Graphic design students 'stand out' at Penguin Design Awards 2010

Published: 6 August 2010 at 11:17

The work of two Cambridge-based students catches the eye of judges

Cambridge School of Art’s Graphic Design students are continuing to impress, this time with resounding success at the Penguin Design Awards 2010.

Following the course’s philosophy of teaching students through engagement with live briefs, students are increasingly receiving national and international recognition within the Design industry through their success in competitions – all of which counts towards their final degree.

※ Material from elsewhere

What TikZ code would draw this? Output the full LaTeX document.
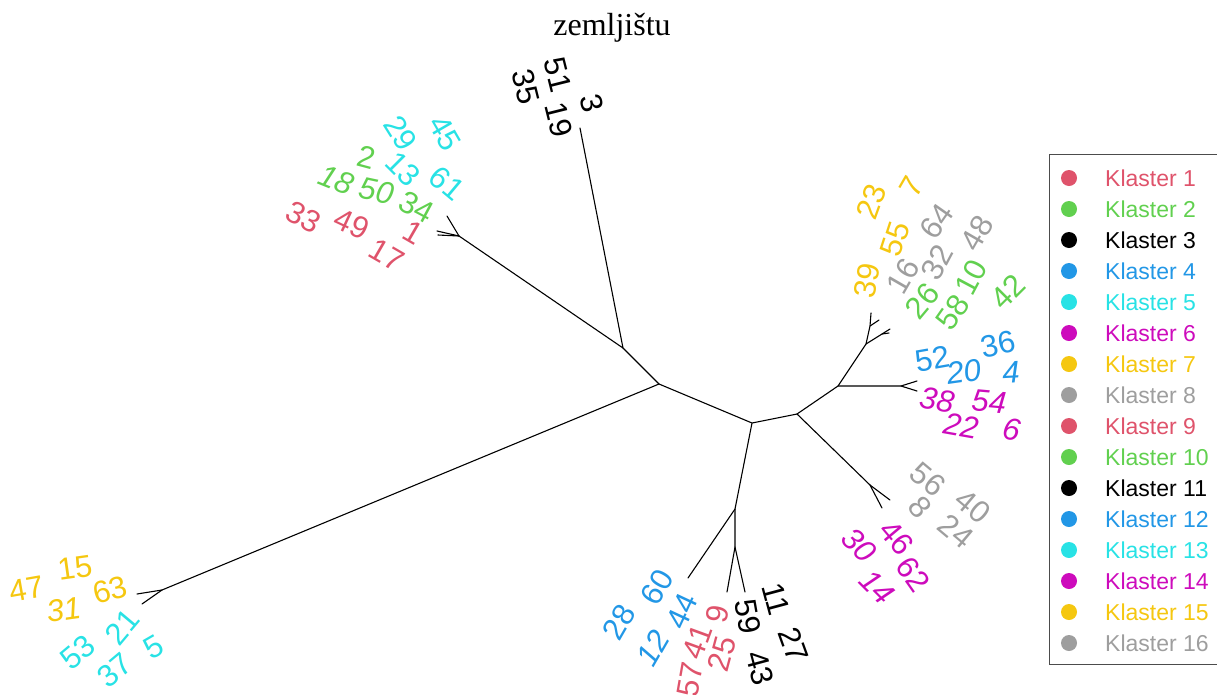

The Penguin Design Awards is an annual competition with entrants being asked to design book covers which would ‘stand out from others on the shelf, while appealing to the book’s target market.’ This year’s books were Patrick Süskind’s Perfume for the Penguin Adult Prize and Alice’s Adventures in Wonderland by Lewis Carroll for the Puffin Children’s Prize.

Anglia Ruskin University was the only University to be represented twice in the shortlist with Jurate Laugalyte going on to take first place in the Puffin Children’s Prize while Julie Tostevin was highly commended in the Penguin Adult Prize.

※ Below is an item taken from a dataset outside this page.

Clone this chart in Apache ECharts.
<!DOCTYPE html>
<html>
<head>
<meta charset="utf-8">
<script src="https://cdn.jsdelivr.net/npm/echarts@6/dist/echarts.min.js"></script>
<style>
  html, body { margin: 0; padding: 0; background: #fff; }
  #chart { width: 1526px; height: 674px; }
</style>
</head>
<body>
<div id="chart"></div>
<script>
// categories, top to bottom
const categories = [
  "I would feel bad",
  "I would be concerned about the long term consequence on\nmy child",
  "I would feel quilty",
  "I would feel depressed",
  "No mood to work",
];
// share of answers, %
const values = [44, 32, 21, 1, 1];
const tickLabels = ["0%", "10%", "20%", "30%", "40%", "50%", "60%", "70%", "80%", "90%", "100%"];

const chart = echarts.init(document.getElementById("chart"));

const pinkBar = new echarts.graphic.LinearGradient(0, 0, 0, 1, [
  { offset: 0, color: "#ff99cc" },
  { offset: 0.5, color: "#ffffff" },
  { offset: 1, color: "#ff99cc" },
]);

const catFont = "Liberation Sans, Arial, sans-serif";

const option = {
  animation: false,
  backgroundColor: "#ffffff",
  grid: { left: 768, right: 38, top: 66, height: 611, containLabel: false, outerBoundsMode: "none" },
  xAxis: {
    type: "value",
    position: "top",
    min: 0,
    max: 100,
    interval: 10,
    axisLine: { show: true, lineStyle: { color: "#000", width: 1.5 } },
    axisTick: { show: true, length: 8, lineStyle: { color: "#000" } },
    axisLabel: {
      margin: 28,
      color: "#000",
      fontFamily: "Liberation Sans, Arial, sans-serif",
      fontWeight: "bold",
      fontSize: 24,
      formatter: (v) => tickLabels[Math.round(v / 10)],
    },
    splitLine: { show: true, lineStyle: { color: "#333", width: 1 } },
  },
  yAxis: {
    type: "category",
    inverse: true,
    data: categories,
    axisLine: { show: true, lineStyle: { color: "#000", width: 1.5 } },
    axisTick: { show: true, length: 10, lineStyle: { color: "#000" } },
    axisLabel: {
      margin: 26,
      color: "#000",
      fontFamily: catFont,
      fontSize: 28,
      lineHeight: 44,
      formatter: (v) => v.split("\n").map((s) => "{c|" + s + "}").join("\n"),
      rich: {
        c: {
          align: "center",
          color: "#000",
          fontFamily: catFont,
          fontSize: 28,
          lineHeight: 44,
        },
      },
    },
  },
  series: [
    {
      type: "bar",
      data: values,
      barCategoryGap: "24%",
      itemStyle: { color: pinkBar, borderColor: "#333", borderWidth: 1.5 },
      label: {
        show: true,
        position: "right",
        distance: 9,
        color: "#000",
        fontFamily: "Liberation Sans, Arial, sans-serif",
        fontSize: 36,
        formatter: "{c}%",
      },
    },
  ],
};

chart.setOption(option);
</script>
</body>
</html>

Jurate, who is just about to start the final year of her BA (Hons) Graphic Design course, has also been offered an internship Penguin Books and seems somewhat surprised by her success. Feeling that being shortlisted was a ‘high achievement’ in itself she didn’t dream about winning particularly as her concept was so simple.

As she explains,

"While I was reading Alice’s Adventures in Wonderland I noticed that throughout Alice’s journey she encounters many characters that seem oddly familiar. I understood that they are children’s interpretations of adult personalities. So my concept was to create a book cover where one of the characters would be transformed in an absurd and funny way (I wanted to show the way 4-6-year-old children are drawing and imagining the real world without strict rules)."

The judges, however, felt the work’s simplicity lent it clarity and playful character which represented the book perfectly.  Judge Charlie Higson said of the cover,

"It jumped out at me – a very strong, clear and instant idea. It’s funny and odd and playful – a mixture of childishness and sophistication, exactly like the book."

Fellow judge Joe Berger added,

"It literally leaps off the shelf and into your lap with a big meow."

The comments from Puffin Books were also very positive.  The book is ‘Simple, fun and instantly attracts’, according to Anna Billson, Art Director, Puffin Books.  Managing Director, Francesca Dow, is also impressed with the interpretation,

"Very playful and commercial – captures the feeling of the book in an inviting and modern way".

In the adult competition, Julie Tostevin took on the challenge of design for Perfume with a unique concept of a very stark design coupled with silver edged pages and scented paper, based on the story’s main themes.

Talking about her idea, she rationalises,

"How unique would it be to be led to a book on a shelf by your sense of smell? To smell it, see it then touch it ... A wonderful fresh aroma of lemons masks the stench of the storyline within.  A bright white cover that stands out among the crowded bookshelf, conveying the purity of the story’s victims.  A single drop of blood, so real you want to touch it. An intriguing sign that all is not as pure as it first appears. The title and author, like perfume, slowly emerge – you know they are there, although not always easily visible."

The judges commended the ‘Strong typography’ of the design, a particular specialism of the course at Cambridge School of Art, as well as the ‘clean and simple concept’ which was applauded by Richard Bravery, Senior Designer, Penguin General.